A re-read. This time, in the interests of retention, I've written down one key reminder (in some cases, a couple) from each chapter:
- Counting. Ask how the thing being counted has been defined. Also remember that information/data-collection is probably not perfect.
- Size. Ask whether the number is a big number in its context. A useful hack is to take the number and divide it by something human to put it in proportion - e.g. for a government expenditure, divide it by the affected population and/or convert it to a daily/weekly/annual cost.
- Chance. Clusters will form by chance rather than being perfectly evenly distributed - e.g. a higher than usual cluster of cancer incidence may well just be chance.
- Up and Down. Numbers will naturally go up and down over time - i.e. regress to the mean - so we should look at a longer timeframe when identifying trends and attributing causation (e.g. traffic accident rates before/after speed cameras installed).
- Averages. It's important to have a sense of the distribution making up an average. Extremes at either end have a large effect (e.g. mean wealth). Consider whether mean, median or mode is most useful, and what group you're interested in. Average is not the same as typical.
- Performance. Measures of performance only capture the thing being measured (not the whole picture) and may be gamed. One approach is looking only for those so far out of line that a real problem is indicated.

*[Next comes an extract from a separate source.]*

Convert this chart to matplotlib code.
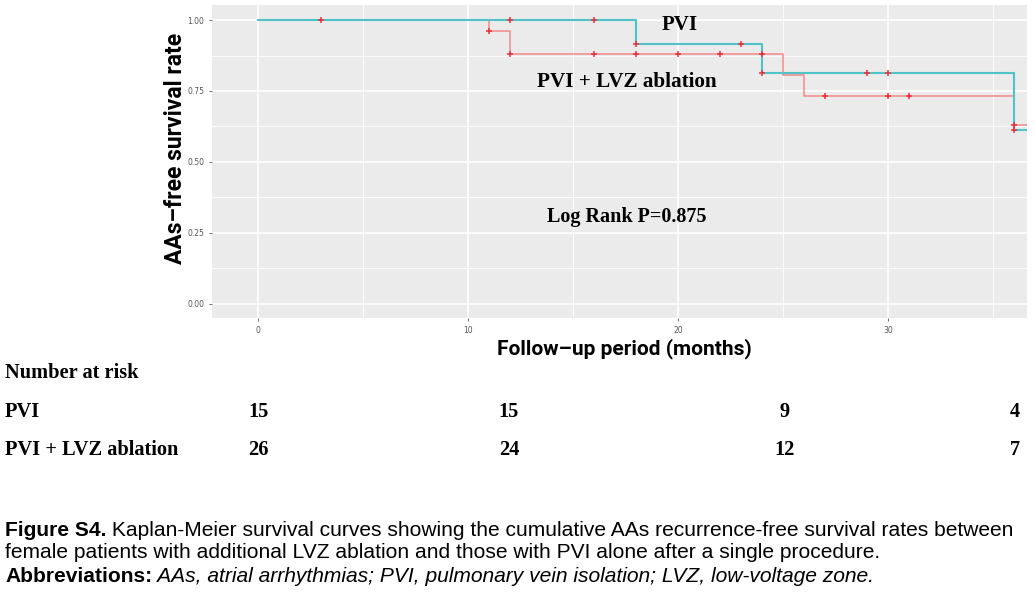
import numpy as np
import matplotlib
matplotlib.use("Agg")
import matplotlib.pyplot as plt
from matplotlib.ticker import MultipleLocator

# ---------------- data ----------------
pvi_times = [0, 18, 24, 36, 36.6]
pvi_surv = [1.0, 0.917, 0.815, 0.611, 0.611]
pvi_censor = [3, 12, 16, 18, 23, 24, 29, 30, 36]

lvz_times = [0, 11, 12, 25, 26, 36, 36.6]
lvz_surv = [1.0, 0.962, 0.881, 0.808, 0.734, 0.629, 0.629]
lvz_censor = [11, 12, 16, 18, 20, 22, 24, 27, 30, 31, 36]

x_ticks = [0, 10, 20, 30]
y_ticks = [0.00, 0.25, 0.50, 0.75, 1.00]

risk_groups = ["PVI", "PVI + LVZ ablation"]
risk_pvi = [15, 15, 9, 4]
risk_lvz = [26, 24, 12, 7]

caption_l1_bold = "Figure S4."
caption_l1 = " Kaplan-Meier survival curves showing the cumulative AAs recurrence-free survival rates between"
caption_l2 = "female patients with additional LVZ ablation and those with PVI alone after a single procedure."
caption_l3_bold = "Abbreviations:"
caption_l3 = " AAs, atrial arrhythmias; PVI, pulmonary vein isolation; LVZ, low-voltage zone."

# ---------------- layout ----------------
W, H = 1035, 598
fig = plt.figure(figsize=(W / 100, H / 100), dpi=100)
fig.patch.set_facecolor("white")

def fx(px):
    return px / W

def fy(py):
    return 1 - py / H

ax = fig.add_axes([fx(212), fy(318), fx(1027) - fx(212), fy(5) - fy(318)])
ax.set_facecolor("#EBEBEB")
ax.set_xlim(-2.19, 36.62)
ax.set_ylim(-0.05, 1.053)
ax.xaxis.set_major_locator(MultipleLocator(10))
ax.xaxis.set_minor_locator(MultipleLocator(5))
ax.yaxis.set_major_locator(MultipleLocator(0.25))
ax.yaxis.set_minor_locator(MultipleLocator(0.125))
ax.set_xticks(x_ticks)
ax.set_yticks(y_ticks)
ax.set_yticklabels([f"{v:.2f}" for v in y_ticks])
ax.grid(which="major", color="white", linewidth=1.2)
ax.grid(which="minor", color="white", linewidth=0.6)
ax.set_axisbelow(True)
for s in ax.spines.values():
    s.set_visible(False)
ax.tick_params(which="major", length=2.5, width=0.6, color="#555555",
               labelsize=5.5, labelcolor="#555555", pad=3)
ax.tick_params(which="minor", length=0)

def step_value(times, surv, t):
    i = np.searchsorted(times, t, side="right") - 1
    return surv[i]

# curves
ax.step(lvz_times, lvz_surv, where="post", color="#F28A8A", linewidth=1.1, zorder=3)
ax.step(pvi_times, pvi_surv, where="post", color="#4FC3C7", linewidth=1.5, zorder=4)

mark_color = "#E8303A"
ax.plot(lvz_censor, [step_value(lvz_times, lvz_surv, t) for t in lvz_censor],
        linestyle="none", marker="+", markersize=5, markeredgewidth=1.1,
        color=mark_color, zorder=5)
ax.plot(pvi_censor, [step_value(pvi_times, pvi_surv, t) for t in pvi_censor],
        linestyle="none", marker="+", markersize=5, markeredgewidth=1.1,
        color=mark_color, zorder=5)

serif = ["Liberation Serif", "DejaVu Serif"]
narrow = ["Roboto", "Liberation Sans", "DejaVu Sans"]

fig.text(fx(680), fy(25), "PVI", family=serif, weight="bold", fontsize=15,
         ha="center", va="center")
fig.text(fx(627), fy(82), "PVI + LVZ ablation", family=serif, weight="bold",
         fontsize=15.2, ha="center", va="center")
fig.text(fx(627), fy(217), "Log Rank P=0.875", family=serif, weight="bold",
         fontsize=14.5, ha="center", va="center")

# axis labels
fig.text(fx(175), fy(148), "AAs\u2013free survival rate", family=narrow, weight="bold",
         fontsize=16.5, rotation=90, ha="center", va="center")
fig.text(fx(624), fy(349), "Follow\u2013up period (months)", family=narrow, weight="bold",
         fontsize=15, ha="center", va="center")

# number at risk table
risk_cols_px = [258, 509, 785, 1015]
tfs = 14.7
fig.text(fx(5), fy(373), "Number at risk", family=serif, weight="bold",
         fontsize=tfs, ha="left", va="center")
for row_y, name, vals in [(412, risk_groups[0], risk_pvi), (450, risk_groups[1], risk_lvz)]:
    fig.text(fx(5), fy(row_y), name, family=serif, weight="bold", fontsize=tfs,
             ha="left", va="center")
    for cx, v in zip(risk_cols_px, vals):
        fig.text(fx(cx), fy(row_y), str(v), family=serif, weight="bold",
                 fontsize=tfs, ha="center", va="center")

# caption
sans = ["Liberation Sans", "DejaVu Sans"]
cap_fs = 15.1
t1 = fig.text(fx(5), fy(530), caption_l1_bold, family=sans, weight="bold",
              fontsize=cap_fs, ha="left", va="center")
fig.canvas.draw()
bb = t1.get_window_extent()
fig.text(bb.x1 / W, fy(530), caption_l1, family=sans, fontsize=cap_fs,
         ha="left", va="center")
fig.text(fx(5), fy(553), caption_l2, family=sans, fontsize=cap_fs,
         ha="left", va="center")
t3 = fig.text(fx(5), fy(576), caption_l3_bold, family=sans, weight="bold",
              fontsize=cap_fs, ha="left", va="center")
fig.canvas.draw()
bb3 = t3.get_window_extent()
fig.text(bb3.x1 / W, fy(576), caption_l3, family=sans, style="italic",
         fontsize=cap_fs, ha="left", va="center")

fig.savefig("out.png", dpi=100)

- Risk. To understand how worried we should be by a percentage increase in the risk of something, we have to know the baseline. It might be that the baseline is so low that even an apparently large percentage increase would make little practical difference.
- Sampling. Is the sample large enough that it could plausibly represent the total population? What biases might exist in the sample? Small biases can lead to large errors when samples are extrapolated to whole populations; check the confidence interval (the range within which there's a 95 percent chance the real answer is).
- Data. Collecting good data is difficult.
- Shock figures. Outliers exist in most distributions, and will often explain an extreme data point (i.e. rather than concluding that a whole paradigm of accepted knowledge needs to change). Extremes should be treated with healthy scepticism - we should expect a higher standard of proof before accepting them.
- Comparison. When comparing groups, make sure they are like-for-like in all relevant ways. Composite indicators (which bundle together multiple measures) are especially tricky.
- Causation. Always ask whether it is only correlation and not causation - e.g. girls do better in single-sex schools but this is probably explained by single-sex school students being higher SES and single-sex schools being selective. The more plausible something sounds, the more likely we are to mistake correlation for causation.